### SOURCE EXCERPT

▬▬▬▬▬▬▬▬▬▬

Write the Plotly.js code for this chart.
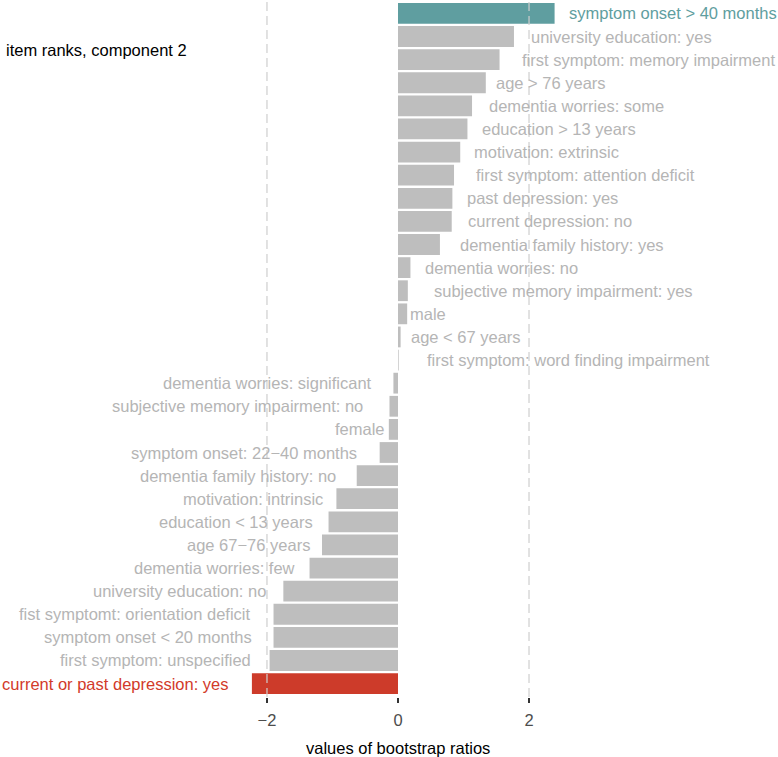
<!DOCTYPE html>
<html>
<head>
<meta charset="utf-8">
<script src="https://cdn.plot.ly/plotly-3.0.1.min.js"></script>
<style>html,body{margin:0;padding:0;background:#fff;}#chart{width:778px;height:757px;}</style>
</head>
<body>
<div id="chart"></div>
<script>
// ---- data (top to bottom) ----
const categories = [
  "symptom onset > 40 months",
  "university education: yes",
  "first symptom: memory impairment",
  "age > 76 years",
  "dementia worries: some",
  "education > 13 years",
  "motivation: extrinsic",
  "first symptom: attention deficit",
  "past depression: yes",
  "current depression: no",
  "dementia family history: yes",
  "dementia worries: no",
  "subjective memory impairment: yes",
  "male",
  "age < 67 years",
  "first symptom: word finding impairment",
  "dementia worries: significant",
  "subjective memory impairment: no",
  "female",
  "symptom onset: 22\u221240 months",
  "dementia family history: no",
  "motivation: intrinsic",
  "education < 13 years",
  "age 67\u221276 years",
  "dementia worries: few",
  "university education: no",
  "fist symptomt: orientation deficit",
  "symptom onset < 20 months",
  "first symptom: unspecified",
  "current or past depression: yes"
];
const bootstrapRatios = [
  2.39, 1.77, 1.55, 1.34, 1.13, 1.06, 0.95, 0.855, 0.83, 0.82,
  0.64, 0.19, 0.15, 0.14, 0.04, 0.01, -0.07, -0.13, -0.14, -0.28,
  -0.63, -0.94, -1.06, -1.16, -1.35, -1.75, -1.90, -1.90, -1.96, -2.23
];
const highlightTop = "symptom onset > 40 months";
const highlightBottom = "current or past depression: yes";
const tickValues = [-2, 0, 2];
const thresholds = [-2, 2];
const titleText = "item ranks, component 2";
const xTitleText = "values of bootstrap ratios";

// ---- styling (repelled label nudges in px, per row) ----
const labelNudge = [15, 18, 23, 11, 18, 16, 15, 23, 16, 17, 21, 16, 27, 4, 11, 29,
  -22, -27, -5, -24, -22, -14, -17, -13, -16, -18, -24, -23, -20, -24];
const PADFIX = 3; // annotation inner padding compensation

const TEAL = "#5f9ea0", RED = "#cd3b2a", GREY = "#bebebe", LABELGREY = "#b5b5b5";
const FONT = "Liberation Sans, Arial, Helvetica, sans-serif";

const barColors = categories.map(c => c === highlightTop ? TEAL : (c === highlightBottom ? RED : GREY));
const labelColors = categories.map(c => c === highlightTop ? TEAL : (c === highlightBottom ? "#d23a2a" : LABELGREY));

const trace = {
  type: "bar",
  orientation: "h",
  x: bootstrapRatios,
  y: categories,
  marker: {color: barColors, line: {width: 0}},
  hoverinfo: "x+y"
};

const annotations = categories.map((c, i) => ({
  x: bootstrapRatios[i], y: c, xref: "x", yref: "y",
  text: c, showarrow: false,
  xanchor: bootstrapRatios[i] >= 0 ? "left" : "right",
  yanchor: "middle",
  xshift: labelNudge[i] - Math.sign(labelNudge[i]) * PADFIX,
  font: {family: FONT, size: 16.5, color: labelColors[i]}
}));
annotations.push({
  xref: "paper", yref: "paper", x: -14/760, y: 1 - 50/697,
  xanchor: "left", yanchor: "middle", showarrow: false,
  text: titleText, font: {family: FONT, size: 16.5, color: "#000"}
});
annotations.push({
  xref: "paper", yref: "paper", x: 0.5, y: -51/697,
  xanchor: "center", yanchor: "middle", showarrow: false,
  text: xTitleText, font: {family: FONT, size: 16.5, color: "#000"}
});

const shapes = thresholds.map(t => ({
  type: "line", xref: "x", yref: "paper", x0: t, x1: t, y0: 0, y1: 1,
  layer: "above",
  line: {color: "rgba(205,205,205,0.75)", width: 1.6, dash: "9px,5px"}
}));

const layout = {
  width: 778, height: 757,
  margin: {l: 18, r: 0, t: 0, b: 60, pad: 0},
  paper_bgcolor: "#fff", plot_bgcolor: "#fff",
  showlegend: false,
  bargap: 0.1,
  font: {family: FONT, size: 16.5, color: "#4d4d4d"},
  xaxis: {
    range: [-5.8, 5.8], tickvals: tickValues, ticktext: tickValues.map(v => v < 0 ? "\u2212" + Math.abs(v) : String(v)),
    ticks: "outside", ticklen: 5, tickwidth: 1.1, tickcolor: "#333",
    ticklabelstandoff: 3,
    showgrid: false, zeroline: false, showline: false,
    tickfont: {family: FONT, size: 16.5, color: "#4d4d4d"},
    fixedrange: true
  },
  yaxis: {
    type: "category", range: [categories.length - 1 + 0.58, -0.58], autorange: false,
    showticklabels: false, ticks: "", showgrid: false, zeroline: false, showline: false,
    fixedrange: true
  },
  annotations: annotations,
  shapes: shapes
};

Plotly.newPlot("chart", [trace], layout, {displayModeBar: false, staticPlot: true});
</script>
</body>
</html>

▬▬▬▬▬▬▬▬▬▬

### AIM OF THE TASK
Your answer should be one number: how many lines of the listing include the word "chart".

### THE RESPONSE
4